STATED EXERCISE: Write out all of the lines below, exactly and completely.
— START OF RECORDS —
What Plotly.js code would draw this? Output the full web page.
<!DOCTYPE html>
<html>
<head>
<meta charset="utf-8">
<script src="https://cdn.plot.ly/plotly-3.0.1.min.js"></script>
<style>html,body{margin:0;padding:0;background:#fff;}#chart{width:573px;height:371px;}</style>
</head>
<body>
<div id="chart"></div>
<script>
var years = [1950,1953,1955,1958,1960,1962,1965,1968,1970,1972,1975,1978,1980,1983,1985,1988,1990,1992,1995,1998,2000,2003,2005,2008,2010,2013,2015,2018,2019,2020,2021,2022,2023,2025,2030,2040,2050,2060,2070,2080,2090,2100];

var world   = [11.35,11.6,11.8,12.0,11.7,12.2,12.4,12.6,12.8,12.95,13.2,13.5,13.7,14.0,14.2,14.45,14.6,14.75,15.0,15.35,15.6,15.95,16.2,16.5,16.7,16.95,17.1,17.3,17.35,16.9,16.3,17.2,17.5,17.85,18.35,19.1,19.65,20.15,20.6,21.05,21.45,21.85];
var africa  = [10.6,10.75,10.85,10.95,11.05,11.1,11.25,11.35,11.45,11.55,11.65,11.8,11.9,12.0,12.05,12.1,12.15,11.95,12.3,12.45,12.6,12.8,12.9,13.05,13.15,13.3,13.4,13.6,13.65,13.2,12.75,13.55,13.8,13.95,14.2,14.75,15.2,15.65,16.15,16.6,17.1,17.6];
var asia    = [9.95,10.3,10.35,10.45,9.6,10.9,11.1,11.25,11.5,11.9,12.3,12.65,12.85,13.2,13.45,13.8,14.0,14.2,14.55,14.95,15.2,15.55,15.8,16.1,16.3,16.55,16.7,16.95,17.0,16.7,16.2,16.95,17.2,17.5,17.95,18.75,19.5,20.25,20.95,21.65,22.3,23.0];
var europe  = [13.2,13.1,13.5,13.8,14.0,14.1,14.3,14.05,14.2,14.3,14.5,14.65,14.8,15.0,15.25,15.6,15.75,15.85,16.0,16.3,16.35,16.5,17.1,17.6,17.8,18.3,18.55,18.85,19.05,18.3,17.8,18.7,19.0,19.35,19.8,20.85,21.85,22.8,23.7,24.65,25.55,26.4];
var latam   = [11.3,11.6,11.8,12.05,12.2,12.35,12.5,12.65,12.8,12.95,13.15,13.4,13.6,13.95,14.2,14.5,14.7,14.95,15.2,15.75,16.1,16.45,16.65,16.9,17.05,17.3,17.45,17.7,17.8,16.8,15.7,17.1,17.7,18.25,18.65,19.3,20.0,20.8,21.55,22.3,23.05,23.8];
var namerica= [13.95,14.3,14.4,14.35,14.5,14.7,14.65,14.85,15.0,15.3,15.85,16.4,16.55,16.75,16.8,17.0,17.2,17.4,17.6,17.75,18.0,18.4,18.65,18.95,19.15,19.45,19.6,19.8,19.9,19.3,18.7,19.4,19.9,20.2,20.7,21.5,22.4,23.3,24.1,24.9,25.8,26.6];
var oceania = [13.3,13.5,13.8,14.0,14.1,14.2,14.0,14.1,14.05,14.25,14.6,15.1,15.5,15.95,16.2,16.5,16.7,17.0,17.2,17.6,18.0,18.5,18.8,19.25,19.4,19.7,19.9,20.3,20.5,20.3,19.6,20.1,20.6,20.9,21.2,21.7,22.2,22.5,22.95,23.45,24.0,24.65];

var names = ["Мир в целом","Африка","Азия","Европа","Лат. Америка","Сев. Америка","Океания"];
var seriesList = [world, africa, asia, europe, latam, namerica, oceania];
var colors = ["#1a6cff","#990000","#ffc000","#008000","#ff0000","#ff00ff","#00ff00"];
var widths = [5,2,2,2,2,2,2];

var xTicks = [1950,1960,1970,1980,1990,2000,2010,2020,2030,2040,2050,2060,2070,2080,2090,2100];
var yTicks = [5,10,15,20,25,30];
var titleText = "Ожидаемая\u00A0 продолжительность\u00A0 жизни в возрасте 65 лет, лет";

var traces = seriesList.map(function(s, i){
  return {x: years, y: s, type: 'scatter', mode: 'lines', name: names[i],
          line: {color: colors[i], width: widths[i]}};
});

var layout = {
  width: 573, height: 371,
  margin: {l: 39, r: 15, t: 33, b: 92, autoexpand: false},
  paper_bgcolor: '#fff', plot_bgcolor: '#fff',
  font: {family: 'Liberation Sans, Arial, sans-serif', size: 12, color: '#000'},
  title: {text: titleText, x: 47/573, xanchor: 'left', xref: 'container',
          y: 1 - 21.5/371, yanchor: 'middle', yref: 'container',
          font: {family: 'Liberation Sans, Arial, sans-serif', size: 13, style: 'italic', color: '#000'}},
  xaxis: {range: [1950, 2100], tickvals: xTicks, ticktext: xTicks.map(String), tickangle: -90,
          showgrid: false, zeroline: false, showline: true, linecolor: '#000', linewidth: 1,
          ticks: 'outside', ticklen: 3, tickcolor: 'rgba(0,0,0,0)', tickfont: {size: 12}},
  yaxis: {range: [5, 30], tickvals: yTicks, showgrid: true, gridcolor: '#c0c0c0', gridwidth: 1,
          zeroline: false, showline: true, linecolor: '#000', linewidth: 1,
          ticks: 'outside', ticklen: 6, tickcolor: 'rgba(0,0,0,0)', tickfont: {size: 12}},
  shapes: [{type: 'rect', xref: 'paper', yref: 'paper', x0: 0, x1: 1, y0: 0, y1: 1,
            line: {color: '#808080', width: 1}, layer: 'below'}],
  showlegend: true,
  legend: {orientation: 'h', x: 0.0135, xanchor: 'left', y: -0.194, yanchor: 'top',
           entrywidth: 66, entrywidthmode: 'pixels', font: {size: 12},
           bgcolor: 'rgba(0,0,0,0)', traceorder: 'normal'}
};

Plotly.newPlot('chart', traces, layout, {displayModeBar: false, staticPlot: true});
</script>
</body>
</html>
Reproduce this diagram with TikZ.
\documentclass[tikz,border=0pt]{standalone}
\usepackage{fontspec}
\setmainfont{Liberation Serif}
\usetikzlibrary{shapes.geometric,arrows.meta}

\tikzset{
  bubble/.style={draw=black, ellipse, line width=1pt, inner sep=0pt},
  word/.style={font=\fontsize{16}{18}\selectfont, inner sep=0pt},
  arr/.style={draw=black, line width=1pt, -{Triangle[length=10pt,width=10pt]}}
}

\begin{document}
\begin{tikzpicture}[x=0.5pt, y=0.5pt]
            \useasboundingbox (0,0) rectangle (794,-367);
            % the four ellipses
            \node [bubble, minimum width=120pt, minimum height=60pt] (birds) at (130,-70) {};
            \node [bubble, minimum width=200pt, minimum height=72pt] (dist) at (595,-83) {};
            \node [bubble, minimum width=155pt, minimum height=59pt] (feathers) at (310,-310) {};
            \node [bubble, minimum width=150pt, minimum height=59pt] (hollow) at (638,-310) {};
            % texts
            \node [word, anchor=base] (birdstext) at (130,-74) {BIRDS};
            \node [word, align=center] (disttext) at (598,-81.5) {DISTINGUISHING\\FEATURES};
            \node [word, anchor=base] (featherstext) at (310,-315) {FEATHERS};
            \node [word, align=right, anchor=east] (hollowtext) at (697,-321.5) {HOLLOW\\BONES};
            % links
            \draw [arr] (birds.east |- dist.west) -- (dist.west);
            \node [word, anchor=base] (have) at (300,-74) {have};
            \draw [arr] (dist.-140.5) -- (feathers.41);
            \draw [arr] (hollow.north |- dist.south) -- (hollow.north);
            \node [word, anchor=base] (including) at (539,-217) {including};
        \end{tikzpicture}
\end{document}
— END OF RECORDS —
RESPONSE TO THIS EXERCISE:
What Plotly.js code would draw this? Output the full web page.
<!DOCTYPE html>
<html>
<head>
<meta charset="utf-8">
<script src="https://cdn.plot.ly/plotly-3.0.1.min.js"></script>
<style>html,body{margin:0;padding:0;background:#fff;}#chart{width:573px;height:371px;}</style>
</head>
<body>
<div id="chart"></div>
<script>
var years = [1950,1953,1955,1958,1960,1962,1965,1968,1970,1972,1975,1978,1980,1983,1985,1988,1990,1992,1995,1998,2000,2003,2005,2008,2010,2013,2015,2018,2019,2020,2021,2022,2023,2025,2030,2040,2050,2060,2070,2080,2090,2100];

var world   = [11.35,11.6,11.8,12.0,11.7,12.2,12.4,12.6,12.8,12.95,13.2,13.5,13.7,14.0,14.2,14.45,14.6,14.75,15.0,15.35,15.6,15.95,16.2,16.5,16.7,16.95,17.1,17.3,17.35,16.9,16.3,17.2,17.5,17.85,18.35,19.1,19.65,20.15,20.6,21.05,21.45,21.85];
var africa  = [10.6,10.75,10.85,10.95,11.05,11.1,11.25,11.35,11.45,11.55,11.65,11.8,11.9,12.0,12.05,12.1,12.15,11.95,12.3,12.45,12.6,12.8,12.9,13.05,13.15,13.3,13.4,13.6,13.65,13.2,12.75,13.55,13.8,13.95,14.2,14.75,15.2,15.65,16.15,16.6,17.1,17.6];
var asia    = [9.95,10.3,10.35,10.45,9.6,10.9,11.1,11.25,11.5,11.9,12.3,12.65,12.85,13.2,13.45,13.8,14.0,14.2,14.55,14.95,15.2,15.55,15.8,16.1,16.3,16.55,16.7,16.95,17.0,16.7,16.2,16.95,17.2,17.5,17.95,18.75,19.5,20.25,20.95,21.65,22.3,23.0];
var europe  = [13.2,13.1,13.5,13.8,14.0,14.1,14.3,14.05,14.2,14.3,14.5,14.65,14.8,15.0,15.25,15.6,15.75,15.85,16.0,16.3,16.35,16.5,17.1,17.6,17.8,18.3,18.55,18.85,19.05,18.3,17.8,18.7,19.0,19.35,19.8,20.85,21.85,22.8,23.7,24.65,25.55,26.4];
var latam   = [11.3,11.6,11.8,12.05,12.2,12.35,12.5,12.65,12.8,12.95,13.15,13.4,13.6,13.95,14.2,14.5,14.7,14.95,15.2,15.75,16.1,16.45,16.65,16.9,17.05,17.3,17.45,17.7,17.8,16.8,15.7,17.1,17.7,18.25,18.65,19.3,20.0,20.8,21.55,22.3,23.05,23.8];
var namerica= [13.95,14.3,14.4,14.35,14.5,14.7,14.65,14.85,15.0,15.3,15.85,16.4,16.55,16.75,16.8,17.0,17.2,17.4,17.6,17.75,18.0,18.4,18.65,18.95,19.15,19.45,19.6,19.8,19.9,19.3,18.7,19.4,19.9,20.2,20.7,21.5,22.4,23.3,24.1,24.9,25.8,26.6];
var oceania = [13.3,13.5,13.8,14.0,14.1,14.2,14.0,14.1,14.05,14.25,14.6,15.1,15.5,15.95,16.2,16.5,16.7,17.0,17.2,17.6,18.0,18.5,18.8,19.25,19.4,19.7,19.9,20.3,20.5,20.3,19.6,20.1,20.6,20.9,21.2,21.7,22.2,22.5,22.95,23.45,24.0,24.65];

var names = ["Мир в целом","Африка","Азия","Европа","Лат. Америка","Сев. Америка","Океания"];
var seriesList = [world, africa, asia, europe, latam, namerica, oceania];
var colors = ["#1a6cff","#990000","#ffc000","#008000","#ff0000","#ff00ff","#00ff00"];
var widths = [5,2,2,2,2,2,2];

var xTicks = [1950,1960,1970,1980,1990,2000,2010,2020,2030,2040,2050,2060,2070,2080,2090,2100];
var yTicks = [5,10,15,20,25,30];
var titleText = "Ожидаемая\u00A0 продолжительность\u00A0 жизни в возрасте 65 лет, лет";

var traces = seriesList.map(function(s, i){
  return {x: years, y: s, type: 'scatter', mode: 'lines', name: names[i],
          line: {color: colors[i], width: widths[i]}};
});

var layout = {
  width: 573, height: 371,
  margin: {l: 39, r: 15, t: 33, b: 92, autoexpand: false},
  paper_bgcolor: '#fff', plot_bgcolor: '#fff',
  font: {family: 'Liberation Sans, Arial, sans-serif', size: 12, color: '#000'},
  title: {text: titleText, x: 47/573, xanchor: 'left', xref: 'container',
          y: 1 - 21.5/371, yanchor: 'middle', yref: 'container',
          font: {family: 'Liberation Sans, Arial, sans-serif', size: 13, style: 'italic', color: '#000'}},
  xaxis: {range: [1950, 2100], tickvals: xTicks, ticktext: xTicks.map(String), tickangle: -90,
          showgrid: false, zeroline: false, showline: true, linecolor: '#000', linewidth: 1,
          ticks: 'outside', ticklen: 3, tickcolor: 'rgba(0,0,0,0)', tickfont: {size: 12}},
  yaxis: {range: [5, 30], tickvals: yTicks, showgrid: true, gridcolor: '#c0c0c0', gridwidth: 1,
          zeroline: false, showline: true, linecolor: '#000', linewidth: 1,
          ticks: 'outside', ticklen: 6, tickcolor: 'rgba(0,0,0,0)', tickfont: {size: 12}},
  shapes: [{type: 'rect', xref: 'paper', yref: 'paper', x0: 0, x1: 1, y0: 0, y1: 1,
            line: {color: '#808080', width: 1}, layer: 'below'}],
  showlegend: true,
  legend: {orientation: 'h', x: 0.0135, xanchor: 'left', y: -0.194, yanchor: 'top',
           entrywidth: 66, entrywidthmode: 'pixels', font: {size: 12},
           bgcolor: 'rgba(0,0,0,0)', traceorder: 'normal'}
};

Plotly.newPlot('chart', traces, layout, {displayModeBar: false, staticPlot: true});
</script>
</body>
</html>
Reproduce this diagram with TikZ.
\documentclass[tikz,border=0pt]{standalone}
\usepackage{fontspec}
\setmainfont{Liberation Serif}
\usetikzlibrary{shapes.geometric,arrows.meta}

\tikzset{
  bubble/.style={draw=black, ellipse, line width=1pt, inner sep=0pt},
  word/.style={font=\fontsize{16}{18}\selectfont, inner sep=0pt},
  arr/.style={draw=black, line width=1pt, -{Triangle[length=10pt,width=10pt]}}
}

\begin{document}
\begin{tikzpicture}[x=0.5pt, y=0.5pt]
            \useasboundingbox (0,0) rectangle (794,-367);
            % the four ellipses
            \node [bubble, minimum width=120pt, minimum height=60pt] (birds) at (130,-70) {};
            \node [bubble, minimum width=200pt, minimum height=72pt] (dist) at (595,-83) {};
            \node [bubble, minimum width=155pt, minimum height=59pt] (feathers) at (310,-310) {};
            \node [bubble, minimum width=150pt, minimum height=59pt] (hollow) at (638,-310) {};
            % texts
            \node [word, anchor=base] (birdstext) at (130,-74) {BIRDS};
            \node [word, align=center] (disttext) at (598,-81.5) {DISTINGUISHING\\FEATURES};
            \node [word, anchor=base] (featherstext) at (310,-315) {FEATHERS};
            \node [word, align=right, anchor=east] (hollowtext) at (697,-321.5) {HOLLOW\\BONES};
            % links
            \draw [arr] (birds.east |- dist.west) -- (dist.west);
            \node [word, anchor=base] (have) at (300,-74) {have};
            \draw [arr] (dist.-140.5) -- (feathers.41);
            \draw [arr] (hollow.north |- dist.south) -- (hollow.north);
            \node [word, anchor=base] (including) at (539,-217) {including};
        \end{tikzpicture}
\end{document}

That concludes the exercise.